I was accepted into UST for the Spring Summer cohort and needed the student curriculum schedule for Nurs2372 health assessment and Nurs2370 pathopharmacology 1. Is there anyone on this thread that would be Able to send this to me because I am trying to read all the material in advance. 

 Sincerely, 

 Tori Bell 

Specializes in nurse.

Hi everyone, 

I am applying to university of st thomas, for admission in January or may 2024. I am scared simply because I have read horrible reviews about the program on reddit. Like the professors don't care about you, the study material isn't on the exam, and sometimes people are given YouTube links to study or just told to read hundreds of pages from a textbook with no real guidance. 

Does anyone have an update on their journey so far? Please help. Last thing I would want is to waste 65k on a bad education. 

newnurse5799 said:

Hi everyone, 

I am applying to university of st thomas, for admission in January or may 2024. I am scared simply because I have read horrible reviews about the program on reddit. Like the professors don't care about you, the study material isn't on the exam, and sometimes people are given YouTube links to study or just told to read hundreds of pages from a textbook with no real guidance. 

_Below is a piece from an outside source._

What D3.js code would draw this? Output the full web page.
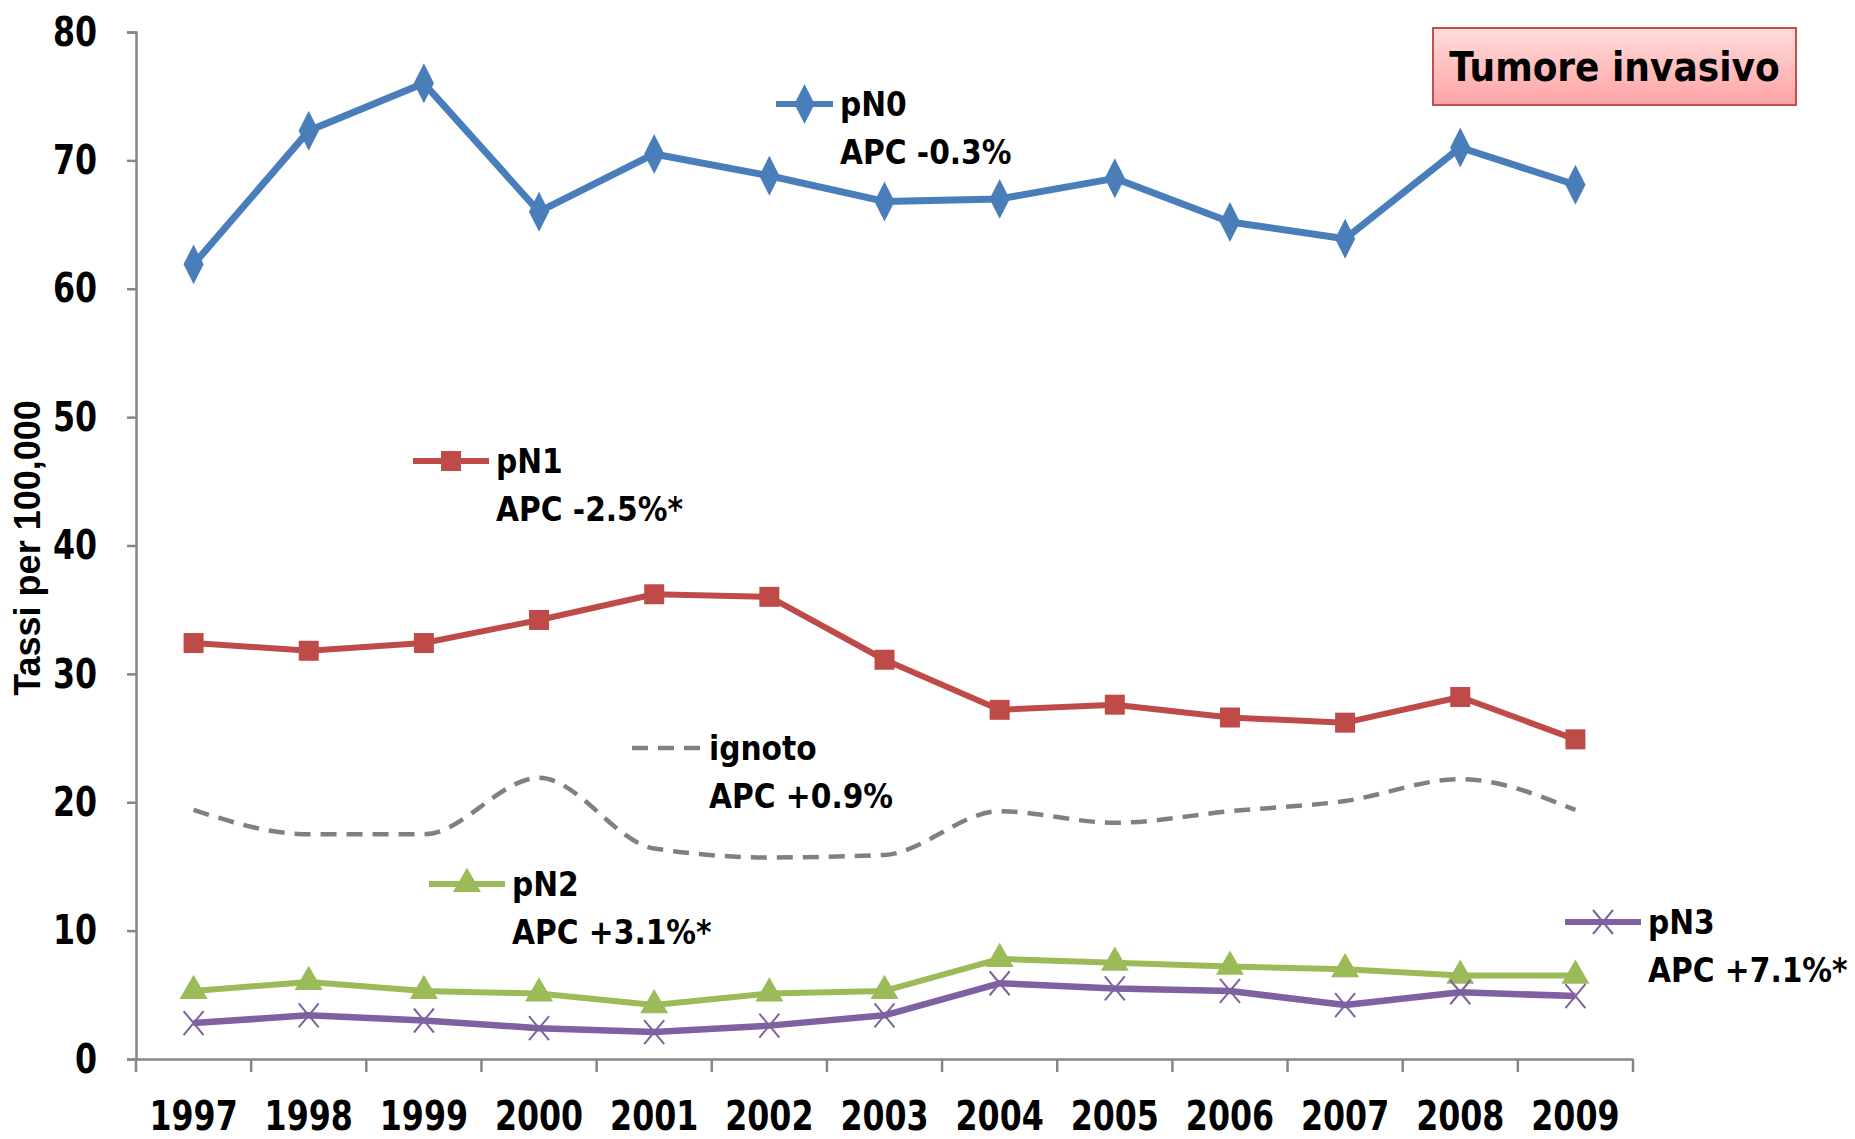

Does anyone have an update on their journey so far? Please help. Last thing I would want is to waste 65k on a bad education. 

It's not the best, nursing school is not meant to be done in one year. The professors do not owe you anything and will not give you anything, most recently (2nd sem) we had an exam and they said they won't put something on it, but low and behold it was on the exam... they're really unorganized and like I said, nursing school shouldn't really be done in one year....it works for some people but you're going to have to be okay with teaching yourself, because you are paying all that money to pay yourself. Also clinical sites are MID, they really put you in random *** places, yeah maybe 1/3 are nice but the rest are like not the best. 

Specializes in nurse.

Got it. Thank you for that I will definitely take that into consideration 

matrix_25 said:

It's not the best, nursing school is not meant to be done in one year. The professors do not owe you anything and will not give you anything, most recently (2nd sem) we had an exam and they said they won't put something on it, but low and behold it was on the exam... they're really unorganized and like I said, nursing school shouldn't really be done in one year....it works for some people but you're going to have to be okay with teaching yourself, because you are paying all that money to pay yourself. Also clinical sites are MID, they really put you in random *** places, yeah maybe 1/3 are nice but the rest are like not the best. 

One more thing, do you think this will affect job prospects and pay? Does a one year program look bad?